I think parts of me (in the internal family systems sense of ‘parts’) are female, and parts are male, but most of my parts are neither. Which means I can’t use “majority rules” to decide which of 2 allowed genders I am.

Beyond that, though, I hate hate hate models that simplify complexity so much that it’s completely unrecognizable. Having to pick one gender identity, for me, does that. I’m not one of anything.


The coven I was part of when I was still a Pagan ascribed to “complementary” deities: the Lord and Lady. I couldn’t even bring myself to say the prayers because the whole idea was so oogy. (Although marginally better than the Catholicism I was raised with that only allowed a male deity.) As a female-appearing person, I was supposed to most-strongly identify with the Goddess, or some of her aspects, usually female. I had mixed success with that. Conventionally-masculine gods were no easier for me to identify with.

The gods I really liked the best were tricksters. Like Loki, who had been a genderbender.

I liked deities that were a Divine Child. Those were mostly identified as male, like Hermes, but to me, they seemed . . . something else. Something more like me (whatever that is).

I liked Medeine, the Lithuanian goddess of forests, because I experienced her as not exactly gendered. Again, like me.

But any deity that was very-definitely-one-gender (and only one gender), I felt like parts of me had to be lopped off, or at least denied, to fit with them. That was a price I wasn’t willing to pay.


Everything I’ve read says that gender identity and sexual orientation are 2 totally-distinct phenomena. And I think I understand what they mean by that. But it’s not strictly true, at least for me. (And other people like me, if there are other people like me.)

“Homosexual” and “heterosexual”, as commonly used, assume a gender binary. And, as Hanne Blank pointed out, these terms characterize you not by what you are, but by what the people you love are. If you’re female and you love other females, if you’re male and love other males, you’re homosexual. If you’re female and love males, or vice versa, you’re heterosexual.

I can’t be completely certain if I’ve ever even met someone who is the same gender as me, so I can’t be homosexual. But if I’m a member of a third gender, how is Spouse my “opposite”? If I had a girlfriend, how would she be my “opposite”? So I guess I’m not heterosexual either. But then, what am I?

I’ve only fallen in love with and had sex with males. But I’ve had crushes on females. Does that make me bisexual? What if I met, and fell in love with, somebody who was a third gender — would that make me trisexual? What if it turns out there more than three genders? If I realized I only wanted to have sex with males, and people like me, is that bisexual? Or something else?

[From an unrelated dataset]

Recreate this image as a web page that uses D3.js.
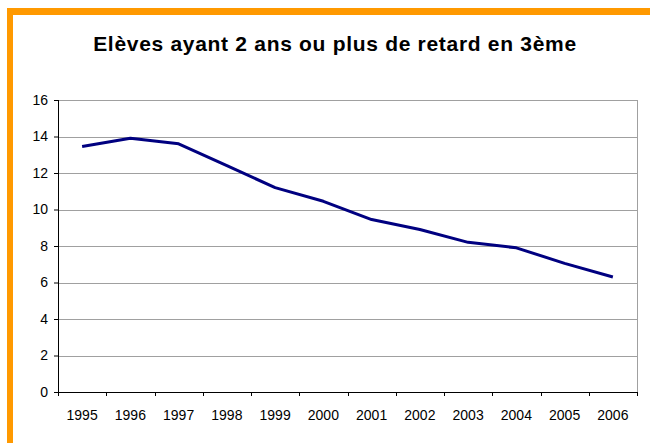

This week, I’ve come out as nonbinary to two sets of people. The first set didn’t even blink. The second set had a lot of questions. And one person asked me why I wasn’t just a tomboy who grew up to be a slightly-weird woman.

If someone truly honestly thinks that a gender binary is the best description for human beings, I can see why, from their perspective, it makes more sense to shoehorn anomalous people into the binary, even when they massively don’t fit. Because otherwise they’d have to rethink their entire worldview, and who wants to do that if they don’t have to?

I have tried that route. It didn’t work.

How many anomalous people do we need before we can consider that maybe the gender binary doesn’t work?

I am something that includes girl, boy, and other. I can’t be the only one.

What if we could all just be ourselves, whoever that is, and leave gender out of it?



*Complicating the picture are intersex people, whose genitalia are indeterminate, and so, at birth, may be arbitrarily assigned one or the other gender, but may actually be both, or think of themselves in some other way.